There are three Hyperdisk types: Throughput, Balanced and Extreme, as a slide showed:
The Throughput variant is designed to deliver up to 3GBps bandwidth for scale-out analytics workloads and be cost-efficient. The Extreme offering provides more than 4.8GBps of throughput with 300,000+ IOPS and will have performance and latency SLAs. It is for high-end SQL Server, Oracle and SAP HANA-class workloads, as Hess said: “Where you just need the utmost performance and less price sensitivity, more of a focus on the performance facilities.”
The Hyperdisk Balanced scheme fits between these bandwidth and IOPS-optimized variants, with around 150,000 IOPS and 2.4 GB/sec throughput. Hess said: “We expect the the bulk of workloads will find that Hyperdisk Balanced is well covered in terms of the price/performance profiles, and so forth.”
Hyperdisk pooling
In time Hyperdisk pools will be provided, one per Hyperdisk variant, with the ability for management at scale, thin-provisioning, data reduction and policy-based management. That means customers won’t have to directly manage every Hyperdisk.
Hess said: “Hyperdisk will exist both as fully provisioned as persistent disk as today. And then later in 2023, we will also offer storage pools where customers can optionally put these volumes into the pools, where the pools will benefit from thin provisioning, data reduction, and management by policies, where you have possibly hundreds of instances with hundreds of 1,000s of disks.” Customers will have both options.

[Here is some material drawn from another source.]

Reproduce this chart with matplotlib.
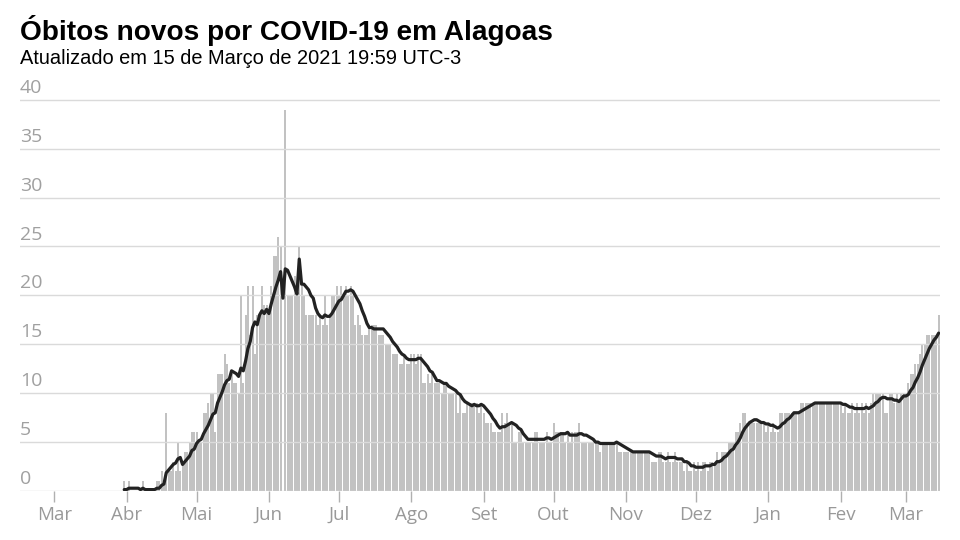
import matplotlib
matplotlib.use('Agg')
import matplotlib.pyplot as plt
import numpy as np
import pandas as pd

# daily new deaths, Alagoas (Mar 31 2020 .. Mar 15 2021)
mar20 = [1]
apr20 = [0, 1, 0, 0, 0, 0, 0, 1, 0, 0, 0, 0, 0, 1, 1, 2, 1, 8, 2, 2, 3, 2, 5, 2, 3, 4, 4, 5, 6, 6]
may20 = [6, 5, 5, 8, 8, 9, 10, 10, 6, 12, 12, 12, 14, 13, 11, 12, 11, 11, 10, 20, 11, 18, 21, 16, 21,
         14, 18, 18, 21, 19, 19]
jun20 = [18, 21, 24, 24, 26, 25, 0, 39, 20, 20, 20, 22, 20, 25, 21, 20, 18, 18, 18, 18, 18, 17, 18, 17,
         20, 17, 18, 20, 20, 21]
jul20 = [20, 21, 20, 21, 20, 21, 20, 17, 18, 17, 16, 16, 16, 17, 17, 17, 17, 16, 16, 16, 15, 15, 15, 14,
         14, 14, 13, 13, 14, 13, 13]
aug20 = [14, 14, 13, 14, 14, 11, 11, 12, 11, 12, 11, 11, 11, 10, 11, 11, 10, 10, 10, 10, 8, 10, 8, 8, 9,
         9, 9, 9, 9, 8, 9]
sep20 = [8, 7, 7, 7, 6, 6, 6, 6, 8, 7, 8, 7, 7, 5, 5, 6, 6, 5, 5, 5, 5, 5, 6, 6, 5, 5, 5, 6, 5, 5]
oct20 = [7, 6, 6, 6, 6, 5, 6, 5, 6, 6, 6, 7, 5, 5, 5, 5, 5, 5, 5, 5, 4, 5, 5, 5, 5, 5, 5, 5, 4, 4, 4]
nov20 = [4, 4, 4, 4, 4, 4, 4, 4, 4, 4, 4, 3, 3, 3, 4, 4, 3, 3, 4, 3, 3, 4, 3, 3, 3, 2, 3, 2, 2, 3]
dec20 = [2, 3, 2, 3, 3, 2, 3, 3, 3, 4, 3, 4, 4, 4, 5, 5, 5, 6, 6, 7, 8, 8, 7, 7, 7, 7, 7, 7, 7, 7, 6]
jan21 = [7, 6, 7, 6, 6, 8, 8, 8, 8, 8, 8, 8, 8, 8, 9, 9, 9, 9, 9, 9, 9, 9, 9, 9, 9, 9, 9, 9, 9, 9, 9]
feb21 = [9, 8, 9, 8, 8, 9, 8, 9, 8, 9, 8, 9, 8, 9, 10, 10, 10, 10, 10, 8, 8, 10, 10, 9, 10, 9, 10, 10]
mar21 = [10, 11, 12, 12, 13, 13, 14, 15, 15, 16, 16, 16, 16, 16, 18]

month_labels = ['Mar', 'Abr', 'Mai', 'Jun', 'Jul', 'Ago', 'Set', 'Out', 'Nov', 'Dez', 'Jan', 'Fev', 'Mar']
title = 'Óbitos novos por COVID-19 em Alagoas'
subtitle = 'Atualizado em 15 de Março de 2021 19:59 UTC-3'

deaths = (mar20 + apr20 + may20 + jun20 + jul20 + aug20 + sep20 + oct20 + nov20 + dec20
          + jan21 + feb21 + mar21)
dates = pd.date_range('2020-03-31', periods=len(deaths), freq='D')
s = pd.Series(deaths, index=dates)
avg7 = s.rolling(7, min_periods=1).sum() / 7

fig = plt.figure(figsize=(9.6, 5.4), dpi=100)
ax = fig.add_axes([20 / 960, 49 / 540, 920 / 960, 401 / 540])

ax.bar(dates, s.values, width=0.8, color='#c2c2c2', linewidth=0, zorder=1)
ax.plot(dates, avg7.values, color='#222222', lw=2.3, zorder=3, solid_capstyle='round')

ax.set_ylim(0, 41)
ax.set_xlim(pd.Timestamp('2020-02-15 08:00'), pd.Timestamp('2021-03-15 14:00'))
yt = list(range(0, 41, 5))
ax.set_yticks(yt)
ax.grid(axis='y', color='#dadada', lw=1, zorder=2)
ax.set_axisbelow(False)
for sp in ax.spines.values():
    sp.set_visible(False)
ax.tick_params(axis='y', length=0, labelleft=False)
for v in yt:
    ax.text(0, v + 0.3, str(v), transform=ax.get_yaxis_transform(), ha='left', va='bottom',
            fontsize=14, color='#a0a0a0', family='Open Sans')

ticks = pd.date_range('2020-03-01', '2021-03-01', freq='MS')
ax.set_xticks(ticks)
ax.set_xticklabels(month_labels, family='Open Sans')
ax.tick_params(axis='x', length=8, width=1, color='#b0b0b0', labelcolor='#999999',
               labelsize=13.5, pad=3)

fig.text(20 / 960, 1 - 40 / 540, title, fontsize=20.2, fontweight='bold',
         family='Liberation Sans', va='baseline')
fig.text(20 / 960, 1 - 63.5 / 540, subtitle, fontsize=14.4, family='Liberation Sans', va='baseline')

fig.savefig('out.png', dpi=100)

He said: “A storage admin will manage the storage pool and much like the managing a SAN today, where you have total capacity, you have buffer capacity, you have thin provisioning, [and] over time, we will also expose, not only capacity pooling, but also performance pooling. So, if you have a lot of instances, and most of them are idle, but sometimes they spike a bit, you’ll be able to stick them into a pool and benefit further down the road.”
Provisioning example
Hess provided a comparison between provisioning GCP persistent storage today and how it will look in the future with Hyperdisk:
He outlined 6 steps needed to provision persistent storage for SQL Server today, wth manual resetting when changes occur, and contrasted that with 3 steps needed when Hyperdisk arrives. Today’s SQL Server set up requires, for example, a 64 vCPU instance whereas Hyperdisk will only need a 20 vCPU instance because it has decoupled storage performance from the VM instance type.

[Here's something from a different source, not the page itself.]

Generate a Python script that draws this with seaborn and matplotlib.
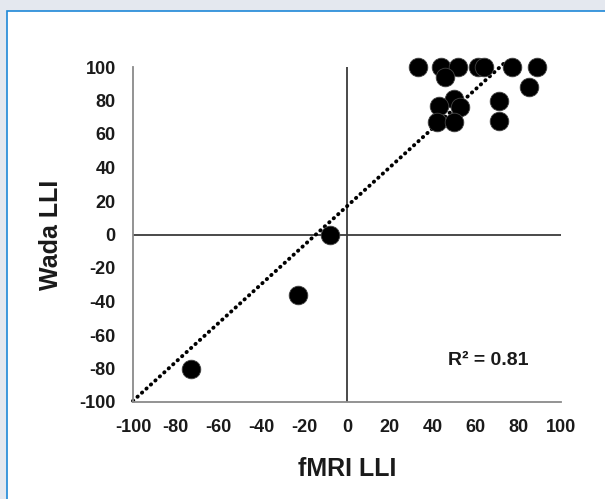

In more detail he said today’s scheme needed an 64-core N2 VM and 3.3TB of PD-SSD storage delivering 1.2GBps to provide 100,000 IOPS and 2TiB of capacity. Hess said: “You’re buying 3.3 terabytes to get to the 100,000 IOPS.” Switch over to Hyperdisk when it arrives and that changes to a 32-core N2 VM with 2TB of Hyperdisk Balanced capacity.
Because Hyperdisk can be dynamically tuned then it can be set up to provide 100,000 IOPS and 1.8GB/sec in office hours and 50,000 IOPS and 1GBps outside that period.
Hess said Hyperdisk will be developed so that: “over time, extending it into into workload-aware storage, where customers can set business level metrics that the system understands the workload level, say for SAP HANA rehydration plans and things like that.”
He specifically said more user-visible metrics were coming: “We are actually working on exposing more metrics, especially around latency, for block storage in general.”
Hyperdisk is not yet listed in Google Cloud’s Persistent Disk webpage, and should be available early next year.
Azure has an Elasticated SAN offering for large scale, IO-intensive workloads and top tier databases such as SQL Server and MariaDB. Amazon has a Virtual Storage Array (VSA) construct in its cloud in which compute is presented as VSA controllers and capacity expressed as volumes which can use NVMe drives. As a source on the industry said: “It’s a tacit admission by the hyperscalers that there is a gap in their storage portfolios in this space; specifically, high-performance sharable block.”